**Required work**
Output the full listing below exactly, without the pictures.

**Data shown**
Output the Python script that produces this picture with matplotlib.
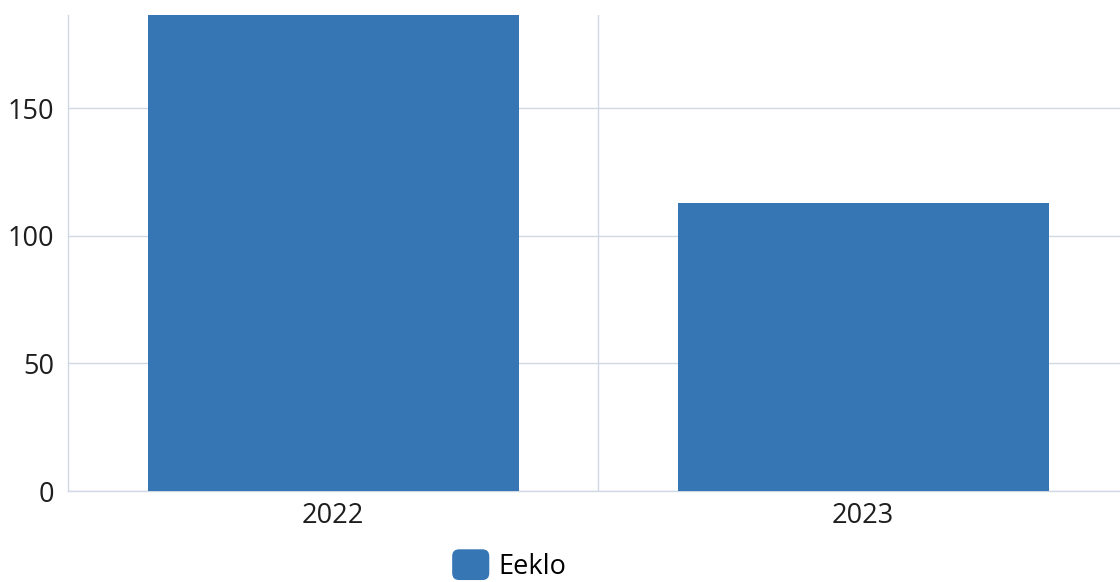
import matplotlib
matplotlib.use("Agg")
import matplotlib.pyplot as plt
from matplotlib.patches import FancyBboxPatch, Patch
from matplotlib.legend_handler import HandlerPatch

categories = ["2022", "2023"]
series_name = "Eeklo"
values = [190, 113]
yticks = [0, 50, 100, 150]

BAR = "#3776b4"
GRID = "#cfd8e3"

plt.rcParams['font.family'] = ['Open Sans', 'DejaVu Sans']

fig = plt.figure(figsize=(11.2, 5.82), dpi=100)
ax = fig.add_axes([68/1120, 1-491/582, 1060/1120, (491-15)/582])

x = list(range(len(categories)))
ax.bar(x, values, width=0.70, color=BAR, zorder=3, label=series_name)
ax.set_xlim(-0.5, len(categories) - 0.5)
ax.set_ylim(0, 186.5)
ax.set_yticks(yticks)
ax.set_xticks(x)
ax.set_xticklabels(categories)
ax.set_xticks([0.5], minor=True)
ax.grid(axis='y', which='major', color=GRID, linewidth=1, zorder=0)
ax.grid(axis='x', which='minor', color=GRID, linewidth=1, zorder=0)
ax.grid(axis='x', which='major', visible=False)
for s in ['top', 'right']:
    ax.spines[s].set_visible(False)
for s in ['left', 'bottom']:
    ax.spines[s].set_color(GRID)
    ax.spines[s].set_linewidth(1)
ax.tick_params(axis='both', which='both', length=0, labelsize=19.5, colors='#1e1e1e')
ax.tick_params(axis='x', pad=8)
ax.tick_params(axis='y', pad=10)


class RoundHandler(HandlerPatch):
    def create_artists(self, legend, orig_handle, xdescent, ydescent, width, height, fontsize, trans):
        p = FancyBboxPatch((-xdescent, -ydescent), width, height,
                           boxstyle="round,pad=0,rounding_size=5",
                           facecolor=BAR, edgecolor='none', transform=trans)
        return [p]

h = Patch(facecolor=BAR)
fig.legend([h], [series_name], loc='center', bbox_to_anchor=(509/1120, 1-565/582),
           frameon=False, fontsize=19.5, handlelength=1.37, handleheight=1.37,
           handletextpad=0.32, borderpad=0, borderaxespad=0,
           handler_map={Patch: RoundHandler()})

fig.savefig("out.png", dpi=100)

**Task response**
Output the Python script that produces this picture with matplotlib.
import matplotlib
matplotlib.use("Agg")
import matplotlib.pyplot as plt
from matplotlib.patches import FancyBboxPatch, Patch
from matplotlib.legend_handler import HandlerPatch

categories = ["2022", "2023"]
series_name = "Eeklo"
values = [190, 113]
yticks = [0, 50, 100, 150]

BAR = "#3776b4"
GRID = "#cfd8e3"

plt.rcParams['font.family'] = ['Open Sans', 'DejaVu Sans']

fig = plt.figure(figsize=(11.2, 5.82), dpi=100)
ax = fig.add_axes([68/1120, 1-491/582, 1060/1120, (491-15)/582])

x = list(range(len(categories)))
ax.bar(x, values, width=0.70, color=BAR, zorder=3, label=series_name)
ax.set_xlim(-0.5, len(categories) - 0.5)
ax.set_ylim(0, 186.5)
ax.set_yticks(yticks)
ax.set_xticks(x)
ax.set_xticklabels(categories)
ax.set_xticks([0.5], minor=True)
ax.grid(axis='y', which='major', color=GRID, linewidth=1, zorder=0)
ax.grid(axis='x', which='minor', color=GRID, linewidth=1, zorder=0)
ax.grid(axis='x', which='major', visible=False)
for s in ['top', 'right']:
    ax.spines[s].set_visible(False)
for s in ['left', 'bottom']:
    ax.spines[s].set_color(GRID)
    ax.spines[s].set_linewidth(1)
ax.tick_params(axis='both', which='both', length=0, labelsize=19.5, colors='#1e1e1e')
ax.tick_params(axis='x', pad=8)
ax.tick_params(axis='y', pad=10)


class RoundHandler(HandlerPatch):
    def create_artists(self, legend, orig_handle, xdescent, ydescent, width, height, fontsize, trans):
        p = FancyBboxPatch((-xdescent, -ydescent), width, height,
                           boxstyle="round,pad=0,rounding_size=5",
                           facecolor=BAR, edgecolor='none', transform=trans)
        return [p]

h = Patch(facecolor=BAR)
fig.legend([h], [series_name], loc='center', bbox_to_anchor=(509/1120, 1-565/582),
           frameon=False, fontsize=19.5, handlelength=1.37, handleheight=1.37,
           handletextpad=0.32, borderpad=0, borderaxespad=0,
           handler_map={Patch: RoundHandler()})

fig.savefig("out.png", dpi=100)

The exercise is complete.